China's policies for its cities are of global importance, argues chinadialogue editor Isabel Hilton
This article is part of a special report on urbanisation produced by chinadialogue, now available to download as a pdf.
After nearly three decades of rapid urbanisation, China's official and unofficial city dwellers outnumber its farmers. More than 400 million people have already moved into cities in the past thirty years; and in 2011 China crossed the threshold of a predominantly urban society. Today more than 52% of Chinese citizens live in cities, and by 2025 the government wants that figure to be 70%. To achieve this up to 250 million people will have to move in the next 12 years.
China's urbanisation counts as the biggest and fastest social movement in human history, a movement that has turned Chinese society on its head and raises many difficult questions for policy makers. Many of these questions revolve around money. One legacy of earlier times in China is the hukou, a permit held by every Chinese citizen that determines where he or she is domiciled. In Mao Zedong’s time, the hukou tied farmers to the land. In recent decades those farmers have migrated to China’s cities, seeking work, many of them in the construction boom. But with no right of abode they are locked into the status of a disadvantaged underclass, allowed to work in cities but not to enjoy the right of residence that would give them and their families access to health or education.
This system gives the cities the benefit of cheap labour with few of the associated costs, but it is widely recognised as unfair and in urgent need of reform. It makes for a precarious life for migrant workers, who often leave parents and children behind while they work in town for the higher cash wages that farming denies them. If China's new city dwellers are to become the consuming middle classes that China wants in its next stage of development, they will need the same privileges as existing urbanites, but who will pay?
Most of China's local towns and cities have too little in the way of tax revenue and have financed themselves in recent decades by requisitioning agricultural land for development into industrial, residential or commercial buildings. This has left a worrying debt overhang for many local authorities, and further urbanisation will demand reform of local government finance.
This model of financing has created other problems: it has swallowed up precious farmland and created sprawling cities whose inhabitants depend on cars and buses to get around. This means long commutes for workers and rapidly climbing carbon emissions, as well as the choking pollution and congestion that bedevils many Chinese cities. Essential urban infrastructure has sometimes been neglected and many of China's major cities lack such basics as adequate sewerage systems, that will cope with future expansion and the uncertainties of climate change.
What kind of cities will China build in the next decade to house the further 250 million city dwellers planned for 2025? Will that be ten new cities of 25 million inhabitants? Three new mega-cities of 70 million? Or 100 smaller cities of 2.5 million? How will these people live? How will they earn their living? How far will they commute each day? Will they live in energy efficient buildings? Will their new homes have enough water to cope with urban life and will the waste they generate be recycled?

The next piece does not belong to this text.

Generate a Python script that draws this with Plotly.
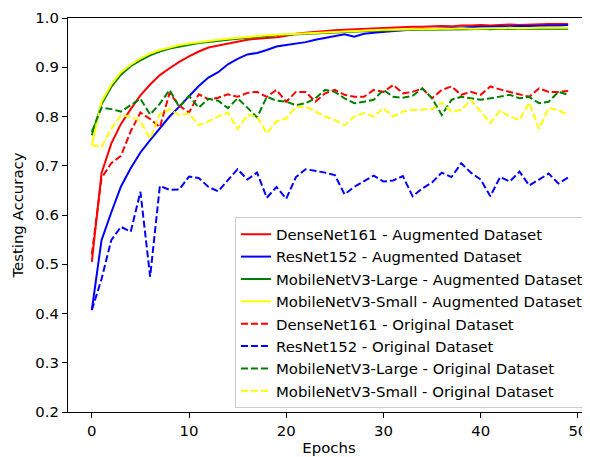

The design of China's future cities will not only affect the health and wellbeing of their residents; it will also be an important factor in the battle to contain China's soaring carbon emissions. These questions, therefore, are of high importance to all of humanity. If China is to become the sustainable society envisaged in the 12th Five Year Plan, it would be wise to look formodels in such cities as Copenhagen, rather than such outdated models as Los Angeles.
If China does reach its urbanisation target, it will be a very different society in just 12 years. Few societies have undergone such rapid upheaval without consequences and the impacts in China will extend beyond the short-term social and economic shifts. In the past five years China's urban middle classes have become vocal in defence of their property interests and in their desire for a less stressful, less polluted environment in which to bring up their children.
Their demands for clean air, safe water and protection against noxious chemical plants have spilled over into complaints about lack of accountability and transparency in government. They are insisting on a greater role in the decision making and the planning that affects their lives. Prime minister Li Keqiang has put urbanisation at the heart of China’s economic and social agenda as the country aims to become a modestly prosperous, more sustainable society. As China slows down its breakneck pace of growth, middle class city dwellers will move into higher value occupations and become consumers. They will also demand a better quality of life. The decisions that China’s planners make today will determine whether those hopes are fulfilled.